The composer Michael Alec Rose left an alarming – and intriguing – message on my answering machine the other day.

"Something absolutely horrible has happened," said a breathless Rose. "And something absolutely wonderful and miraculous has happened too."

First, the bad news: John Kochanowski, the Blair String Quartet's esteemed violist, recently injured his back. So he was no longer available to play the composer's Viola Sonata No. 3 at an all-Rose concert on Jan. 22 at Turner Recital Hall. Rose had titled his sonata "The Pedagogy of Grief." Seldom has a moniker seemed more prophetic. (Kochanowski is expected to make a full recovery.)

"John felt so terrible about canceling that he offered to fly another violist to Nashville as a substitute," says Rose. "Fortunately we had another opportunity."

That's the good news. Turns out one of Rose's students, Shelby Flowers, was scheduled to perform the composer's Piano Concerto "Interferon" in a Blair School of Music concerto competition. She agreed to perform it at Rose's Jan. 22 concert too. Piano virtuoso Craig Nies will accompany her, performing a keyboard arrangement of the concerto's orchestra part.

"The beauty of this program change is that the concert will now be devoted entirely to my concertos," says Rose.

Tuesday's concert will also feature the world premiere of Rose's latest work, Sedentary Dances: Scenes for Cello and Orchestra. Cello phenom Felix Wang, the concerto's dedicatee, will debut the work, with the composer playing the orchestra part in a piano arrangement.

Inspiration to compose the new cello concerto came to Rose in a flash last season. He was at a Blair School of Music concert, listening to a performance of his Opened Ground. Arranged for solo cello, Opened Ground takes its name from the collected poems of Seamus Heaney. It's a real virtuoso piece, full of blistering passagework and fiendishly difficult fingerings.

Rose was struck by the way the cellist, Wang, played the piece. He was intensely in the moment, playing with red-hot temperament, sending forth streams of rhythmically vital notes into the concert hall while remaining essentially motionless in his chair. "Felix seemed to be engaged in a kind of sedentary ballet," Rose says. "I knew at that instant that I wanted to a write a cello concerto for him."

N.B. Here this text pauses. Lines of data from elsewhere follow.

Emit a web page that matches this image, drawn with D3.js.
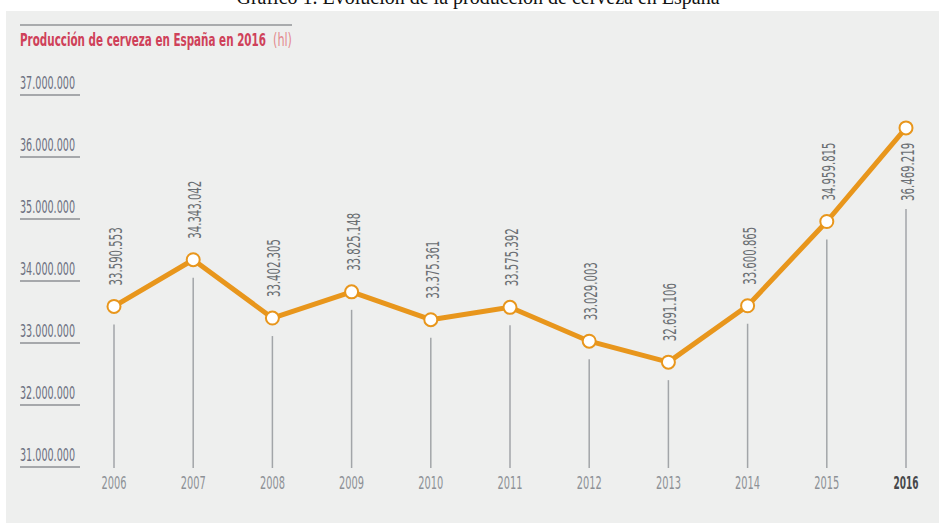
<!DOCTYPE html>
<html>
<head>
<meta charset="utf-8">
<script src="https://cdn.jsdelivr.net/npm/d3@7"></script>
<style>
  html, body { margin: 0; padding: 0; background: #fff; }
  svg { display: block; }
  .cond { font-family: "Liberation Sans Narrow", "DejaVu Sans Condensed", "Roboto", sans-serif; }
</style>
</head>
<body>
<div id="chart"></div>
<script>
const years = ["2006", "2007", "2008", "2009", "2010", "2011", "2012", "2013", "2014", "2015", "2016"];
const production = [33590553, 34343042, 33402305, 33825148, 33375361, 33575392, 33029003, 32691106, 33600865, 34959815, 36469219];
const yTicks = [31000000, 32000000, 33000000, 34000000, 35000000, 36000000, 37000000];

const width = 939, height = 523;
const es = d3.formatLocale({decimal: ",", thousands: ".", grouping: [3], currency: ["", " €"]});
const fmt = es.format(",d");

const svg = d3.select("#chart").append("svg")
    .attr("width", width)
    .attr("height", height);

// caption above the panel (cut off at the top, as in the original)
svg.append("text")
    .attr("x", 478)
    .attr("y", 4)
    .attr("text-anchor", "middle")
    .attr("font-family", "Liberation Serif, Times New Roman, serif")
    .attr("font-size", 20)
    .attr("fill", "#111")
    .text("Gráfico 1. Evolución de la producción de cerveza en España");

// gray panel
svg.append("rect")
    .attr("x", 6).attr("y", 11)
    .attr("width", width - 6).attr("height", height - 11)
    .attr("fill", "#eeefee");

svg.append("line")
    .attr("x1", 20).attr("x2", 292)
    .attr("y1", 25).attr("y2", 25)
    .attr("stroke", "#a9abad").attr("stroke-width", 2);

svg.append("text")
    .attr("class", "cond")
    .attr("x", 20).attr("y", 46)
    .attr("font-size", 17)
    .attr("font-weight", "bold")
    .attr("fill", "#cf4159")
    .attr("textLength", 246)
    .attr("lengthAdjust", "spacingAndGlyphs")
    .text("Producción de cerveza en España en 2016");
svg.append("text")
    .attr("class", "cond")
    .attr("x", 273).attr("y", 46)
    .attr("font-size", 17)
    .attr("fill", "#e48a8f")
    .attr("textLength", 19)
    .attr("lengthAdjust", "spacingAndGlyphs")
    .text("(hl)");

const x = d3.scalePoint().domain(years).range([114, 906]);
const y = d3.scaleLinear().domain([31000000, 37000000]).range([467, 95]);

// y ticks: label over a short rule
const tick = svg.append("g").selectAll("g")
    .data(yTicks)
    .join("g")
    .attr("transform", d => `translate(0,${y(d)})`);
tick.append("line")
    .attr("x1", 20).attr("x2", 80)
    .attr("stroke", "#8e9194").attr("stroke-width", 1.5);
tick.append("text")
    .attr("class", "cond")
    .attr("x", 20).attr("y", -6)
    .attr("font-size", 17)
    .attr("fill", "#6c7080")
    .attr("textLength", 55)
    .attr("lengthAdjust", "spacingAndGlyphs")
    .text(d => fmt(d));

const data = years.map((yr, i) => ({year: yr, value: production[i], last: i === years.length - 1}));

// drop lines
svg.append("g").selectAll("line")
    .data(data)
    .join("line")
    .attr("x1", d => x(d.year)).attr("x2", d => x(d.year))
    .attr("y1", d => y(d.value) + (d.last ? 81 : 18))
    .attr("y2", 468)
    .attr("stroke", "#a2a5a8").attr("stroke-width", 1.5);

// year labels
svg.append("g").selectAll("text")
    .data(data)
    .join("text")
    .attr("class", "cond")
    .attr("x", d => x(d.year)).attr("y", 489)
    .attr("text-anchor", "middle")
    .attr("font-size", 17)
    .attr("font-weight", d => d.last ? "bold" : "normal")
    .attr("fill", d => d.last ? "#45474a" : "#8d9196")
    .attr("textLength", 25)
    .attr("lengthAdjust", "spacingAndGlyphs")
    .text(d => d.year);

// line
svg.append("path")
    .datum(data)
    .attr("fill", "none")
    .attr("stroke", "#e8961c")
    .attr("stroke-width", 5)
    .attr("stroke-linejoin", "round")
    .attr("d", d3.line().x(d => x(d.year)).y(d => y(d.value)));

svg.append("g").selectAll("circle")
    .data(data)
    .join("circle")
    .attr("cx", d => x(d.year)).attr("cy", d => y(d.value))
    .attr("r", 6.5)
    .attr("fill", "#fff")
    .attr("stroke", "#e8961c").attr("stroke-width", 2);

// value labels, rotated
svg.append("g").selectAll("text")
    .data(data)
    .join("text")
    .attr("class", "cond")
    .attr("transform", d => `translate(${x(d.year) + 8},${d.last ? y(d.value) + 15 : y(d.value) - 21}) rotate(-90)`)
    .attr("text-anchor", d => d.last ? "end" : "start")
    .attr("font-size", 17)
    .attr("fill", "#6a6e72")
    .attr("textLength", 58)
    .attr("lengthAdjust", "spacingAndGlyphs")
    .text(d => fmt(d.value));
</script>
</body>
</html>
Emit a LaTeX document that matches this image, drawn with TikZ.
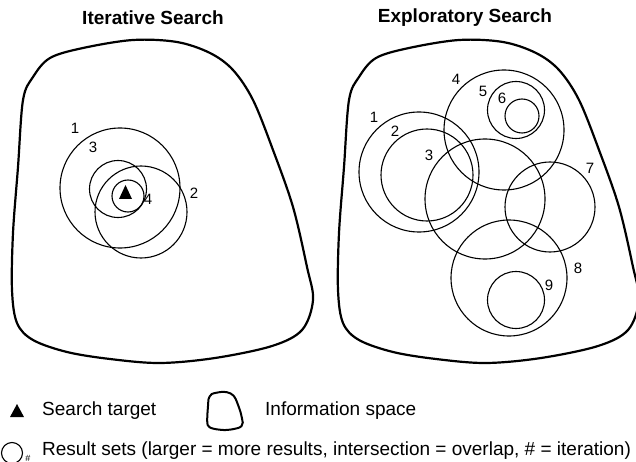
\documentclass[tikz,border=0pt]{standalone}
\usepackage{fontspec}
\setmainfont{Liberation Sans}
\usepackage{tikz}

% outline of one information space (pixel coordinates of the left panel)
\newcommand{\infospacepath}{plot[smooth cycle,tension=0.55] coordinates {
    (133,40) (177,42) (210,53) (233,70) (253,100) (273,150) (293,207)
    (307,267) (313,300) (302,330) (272,346) (215,358) (160,363) (110,359)
    (67,352) (33,340) (17,323) (12,290) (13,233) (18,167) (23,100)
    (33,77) (50,58) (83,48)}}

\begin{document}
\begin{tikzpicture}[x=1pt,y=-1pt,
    infospace/.style={line width=2.2pt,black},
    resultset/.style={line width=1.1pt,black},
    setlabel/.style={inner sep=0pt,font=\fontsize{15}{15}\selectfont},
    paneltitle/.style={inner sep=0pt,font=\bfseries\fontsize{19}{19}\selectfont},
    legendtext/.style={anchor=west,inner sep=0pt,font=\fontsize{19}{19}\selectfont}]
    \useasboundingbox (0,0) rectangle (636,462);

    % titles
    \node[paneltitle] (itertitle) at (153,18) {Iterative Search};
    \node[paneltitle] (explotitle) at (465,18) {Exploratory Search};

    % information spaces
    \draw[infospace] \infospacepath;
    \draw[infospace,xshift=326pt] \infospacepath;

    % iterative search
    \coordinate (i1) at (120,188);
    \coordinate (i2) at (141,212);
    \coordinate (i3) at (118,189);
    \coordinate (i4) at (128,196);
    \draw[resultset] (i1) circle (60);
    \draw[resultset] (i2) circle (46);
    \draw[resultset] (i3) circle (28.5);
    \draw[resultset] (i4) circle (16);
    \fill[black] (119,199) -- (132,199) -- (125.5,185) -- cycle;
    \node[setlabel] (li1) at (75,128) {1};
    \node[setlabel] (li2) at (194,193) {2};
    \node[setlabel] (li3) at (93,147) {3};
    \node[setlabel] (li4) at (148,199) {4};

    % exploratory search
    \coordinate (e1) at (419,172);
    \coordinate (e2) at (427,175);
    \coordinate (e3) at (485,199);
    \coordinate (e4) at (504,130);
    \coordinate (e5) at (516,110);
    \coordinate (e6) at (522,116);
    \coordinate (e7) at (550,207);
    \coordinate (e8) at (509,278);
    \coordinate (e9) at (516,300);
    \draw[resultset] (e1) circle (60);
    \draw[resultset] (e2) circle (46);
    \draw[resultset] (e3) circle (60);
    \draw[resultset] (e4) circle (60);
    \draw[resultset] (e5) circle (28.5);
    \draw[resultset] (e6) circle (17);
    \draw[resultset] (e7) circle (45);
    \draw[resultset] (e8) circle (58);
    \draw[resultset] (e9) circle (28.5);
    \node[setlabel] (le1) at (374,117) {1};
    \node[setlabel] (le2) at (395,131) {2};
    \node[setlabel] (le3) at (429,155) {3};
    \node[setlabel] (le4) at (456,79) {4};
    \node[setlabel] (le5) at (483,91) {5};
    \node[setlabel] (le6) at (502,98) {6};
    \node[setlabel] (le7) at (590,168) {7};
    \node[setlabel] (le8) at (578,268) {8};
    \node[setlabel] (le9) at (549,285) {9};

    % legend
    \fill[black] (10,417) -- (24,417) -- (17,404) -- cycle;
    \node[legendtext] (targettext) at (42,411) {Search target};
    \begin{scope}[shift={(225,411)},scale=0.118,shift={(-162.5,-201.5)}]
        \draw[line width=2pt,black] \infospacepath;
    \end{scope}
    \node[legendtext] (spacetext) at (265,411) {Information space};
    \draw[resultset] (12,453) circle (10.5);
    \node[inner sep=0pt,font=\fontsize{9}{9}\selectfont] (itersign) at (28,458) {\#};
    \node[legendtext] (settext) at (42,451) {Result sets (larger = more results, intersection = overlap, \# = iteration)};
\end{tikzpicture}
\end{document}
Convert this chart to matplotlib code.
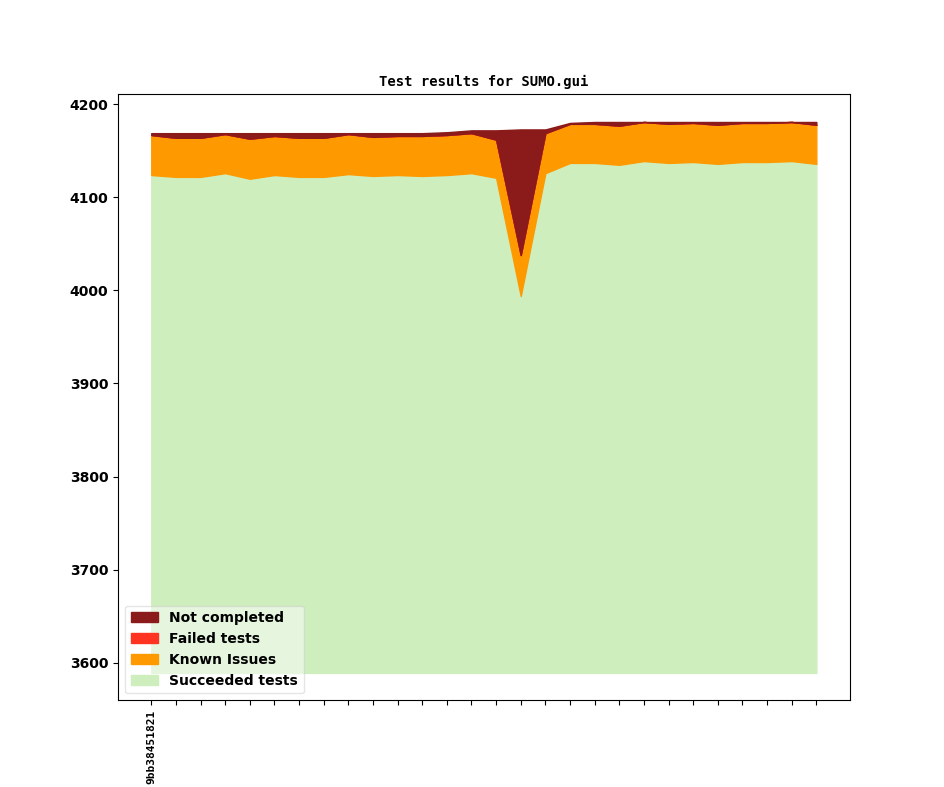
import numpy as np
import matplotlib
matplotlib.use('Agg')
import matplotlib.pyplot as plt

# revisions (only the first one gets a label)
revisions   = ['9bb38451821'] + [''] * 27

# test counts per revision
succeeded   = [4124, 4122, 4122, 4126, 4120, 4124, 4122, 4122, 4125, 4123,
               4124, 4123, 4124, 4126, 4121, 3994, 4126, 4137, 4137, 4135,
               4139, 4137, 4138, 4136, 4138, 4138, 4139, 4136]
known       = [43, 42, 42, 42, 43, 42, 42, 42, 43, 42,
               42, 43, 43, 43, 41, 44, 43, 42, 42, 42,
               42, 42, 42, 42, 42, 42, 42, 42]
failed      = [0] * 28
notdone     = [2, 5, 5, 1, 6, 3, 5, 5, 1, 4,
               3, 3, 3, 3, 10, 135, 4, 1, 2, 4,
               0, 2, 1, 3, 1, 1, 0, 3]
floor       = 3589   # lower edge of the filled area

labels  = ['Succeeded tests', 'Known Issues', 'Failed tests', 'Not completed']
colors  = ['#ceeebe', '#ff9900', '#ff3322', '#8b1a1a']

x = np.arange(len(revisions))
layers = [np.array(succeeded) - floor, np.array(known), np.array(failed), np.array(notdone)]

fig = plt.figure(figsize=(9.44, 7.87), dpi=100)
ax  = fig.add_subplot(111)

bottom = np.full(len(x), floor, dtype=float)
for lay, lab, col in zip(layers, labels, colors) :
	top = bottom + lay
	ax.fill_between(x, bottom, top, color=col, label=lab)
	bottom = top

ax.set_title('Test results for SUMO.gui', family='DejaVu Sans Mono', fontweight='bold', fontsize=10)
ax.set_xticks(x)
ax.set_xticklabels(revisions, rotation=90, family='DejaVu Sans Mono', fontweight='bold', fontsize=8)
for t in ax.get_yticklabels() :
	t.set_fontweight('bold')

handles, labs = ax.get_legend_handles_labels()
ax.legend(handles[::-1], labs[::-1], loc='lower left', framealpha=0.5,
          prop={'weight': 'bold', 'size': 10})

plt.savefig('out.png')
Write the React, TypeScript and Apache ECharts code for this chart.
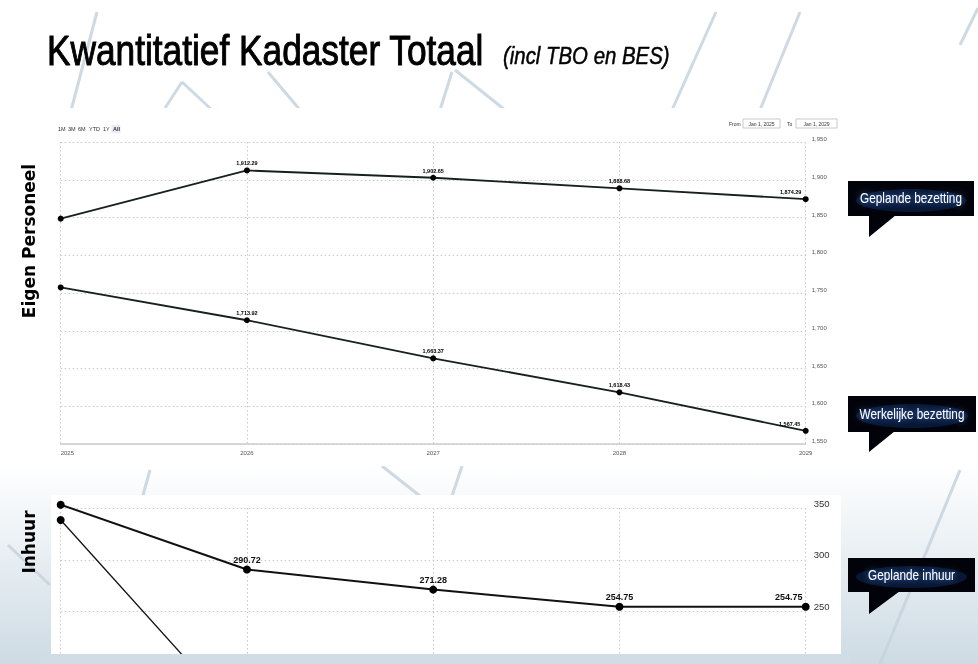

Arranged in one movement, Sedentary Dances is an episodic piece. Lyrical themes are stated at the outset of the concerto. They return, like poignant memories, in elaborated form as the work unfolds. "This concerto is very expressive," says Wang. "It's also extremely well-written for cello. Michael keeps the melodies in the cello's middle range, which gives the music a rich, warm sound."

Rose conceded that it's unusual to hear a cello concerto performed in a chamber arrangement — that is, with the cello accompanied by a piano instead of an orchestra. "The chamber version is absolutely faithful to my original intentions," says Rose. "So I declare this Tuesday's concert to be completely kosher."

There's never been any question about the authenticity and orthodoxy of Rose's Piano Concerto. He composed it in 2000 for Nies, who later premiered it with orchestra in the Czech Republic.

Rose found inspiration for the concerto in a poem called "Interferon," by the Czech poet and immunologist Miroslav Holub. In the poem, the immune system serves as a metaphor for art. Music and theater, like white blood cells, have a knack for conquering the afflictions that plague mankind. "Holub tosses metaphors like benign grenades, all of them bursting with the power of the theatrical imagination," writes Rose in the program notes for the concerto.

Arranged in one movement, the Piano Concerto opens with a mass of sound, in a style Flowers describes as neo-tonal. "There's a lot of chaos in this piece, but also a lot of beauty," says Flowers. "Some of the slow melodies are truly transcendent and peaceful."

Flowers, a Blair senior, is a versatile young artist who has studied piano with Nies and composing with Rose. She's put all of that training to good use in the Rose concerto. In order to play the concerto in competitions, Flowers needed to have a piano transcription of the orchestra part available for accompanists. No such arrangement, however, existed. So Flowers created her own transcription of the orchestra music, which Nies will perform on Tuesday.

"Shelby's favorite passage in the entire concerto is a beautiful melody for oboe," says Nies. "I think she may be a little envious that I'm going to be the one who gets to play that tune."